1 cup chana dal (split bengal gram)
1 tsp fennel seeds (saunf)
3 whole dry kashmiri red chillies , broken into pieces
1/2 cup chopped onions
1/2 tsp ginger (adrak) paste
2 tbsp chopped coriander (dhania)
1 tsp finely chopped green chillies
1 tbsp curry leaves (kadi patta)
1/4 tsp asafoetida (hing)
salt to taste
oil for deep-frying
Soak the chana dal in enough water in a deep bowl and keep aside for 2 hours. Drain and keep aside.
Remove ¼ cup of soaked and drained chana dal in a bowl and keep aside.
Blend the remaining chana dal, fennel seeds and kashmiri dry red chillies in a mixer to a coarse mixture without using any water.
Transfer the mixture into a deep bowl, add all the remaining ingredients, including the soaked and drained chana dal and mix well.
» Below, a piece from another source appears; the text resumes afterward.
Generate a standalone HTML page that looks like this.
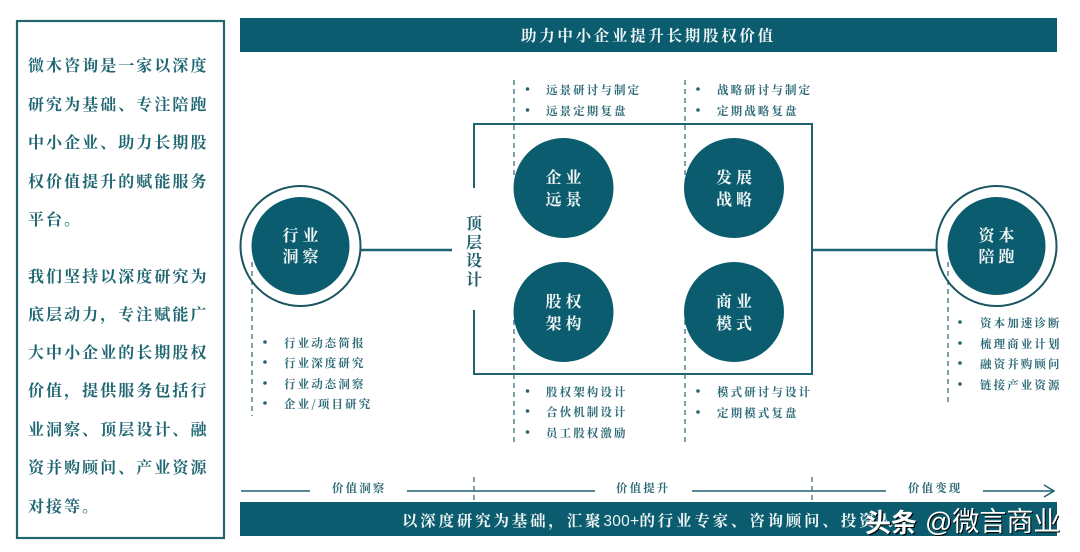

Divide the mixture into 16 equal portions and shape each portion into 50 mm. (2”) diameter round flat vada.
Heat the oil in a deep non-stick kadhai and deep-fry, a few vadas at a time on a medium flame, till they turn golden brown in colour from all the sides. Drain on an absorbent paper.
Serve immediately with coconut chutney.